Oh man, this is one cinema icon whose passing I'd been dreading for a while; I'm just glad he made it to 92. Harryhausen has always been for me the greatest genius is special effects history- the holy trinity of Jason and the Argonauts' energetic seven skeleton battle, The Golden Voyage of Sinbad's thrilling Kali duel and Clash of the Titans' terrifying Medusa encounter have always been 3 of the most amazing effects sequences in history.
Rest in peace, Ray. The legacy of your genius will endure forever.
Has there ever been a special effects shot as iconic as the skeleton battle in Jason And The Argonauts?
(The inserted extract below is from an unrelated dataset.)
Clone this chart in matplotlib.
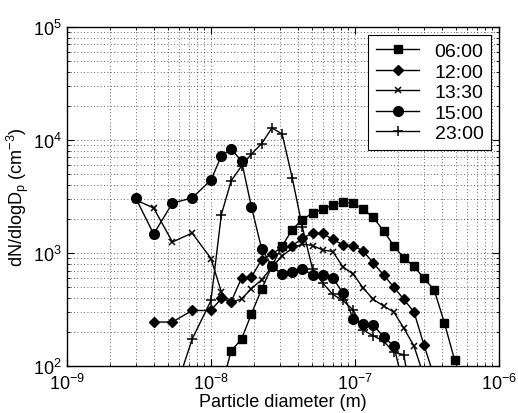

Thinking about Harryhausen and the art of stop-motion effects just makes me sad for where special effects technology has gone. It used to be a real artform, a craft even. You used to get real geniuses putting their all into crafting iconic special effects which would stun the audiences. Now, we just see lazy CGI rushed out by overworked programmers, with little thought given to artistry. Part of me hopes that we'll see a revival of stop-motion technology. Amateur film-makers on Youtube have shown that it can be a much more viable, and realistic, form of special effect when used with digital motion blur, and it has the advantage of being cheap as muck too.
That second one is from a Harryhausen film, and it's amazing how well his work stands up even to this day when you give it just a slight touching up with some motion blur. The man's sense of weight, understanding of motion, and his sheer ability to capture the smallest animal movements is just incredible.
You know, it actually hurts to read that his works went so unappreciated in their time. Even though that seems to be a theme for true visionaries, it would've been better if he'd gotten the recognition he so richly deserved when it would have most mattered.
Then again, the fact that he pressed on despite the lack of acclaim, doing it for the art rather than the cash, speaks even better of him.
It's sad when they pass. I remember how Forrest Ackerman used to give tours of his house to show his collection. Did you know he had the special effects guys who worked on Fritz Lang's Metropolis rebuild Maria (the robot version) for him?
Ray will be missed too.
There are three different books on him at least, the biography, scrapbook and artwork book.
I have seen the box sets but am not sure which one has the most movies.
Valley of the Gwangi would be a good candidate for a remake also.
As kids, my brother and I rewatched the Skeleton scene so often that our video cassette (and the VCR) ended up wearing out. Besides that scene, my favourite is Talos:
Wonderful blending of special effects and atmosphere here, which you tend not to see in most other movies: once a spectacular monster appears, the emphasis is on action. But here, Harryhausen's animation is combined with dramatic tension and a sense of foreboding. The second you see Talos, you just know he's going to get up, but you still have to sweat it out for a couple of minutes. When it finally happens, it still somehow feels like a surprise. You just don't get that in this day and age with easy, CGI popup monsters.
Oh,wow. I haven't seen that skeleton battle since my early teens. I was assuming it wouldn't look as seamless as I remembered, but it actually looks way BETTER! All kinds of amazing stunts.
RIP, Ray Harryhausen. And thanks.
Ugh, them skeletons in Jason and the Argonauts used to scare the shit out of me when I was a kid.
R.I.P. Ray, and thanks for the sleepless nights.
A well spoken send off to a major legend Bob. Thanks or writing that up.
I have to go be sad now.
Clash of the Titans is one of my earliest movie memories and still remains one of my all-time favourites (I just watched it the other day, in fact). Sad that a legend has passed, glad he was alive to fill us with wonder.
Ufff... these are sad news.
I've seen all of the films you mentioned in the article (when they came out and I was very little), and one of the reasons I love movies (just as many present day filmmakers talk about King Kong or Lawrence of Arabia being pivotal to their love of the medium) are: The Cyclops and the Skeleton fight. "Awesome" was coined right then.
A master of masters indeed. Rest in peace.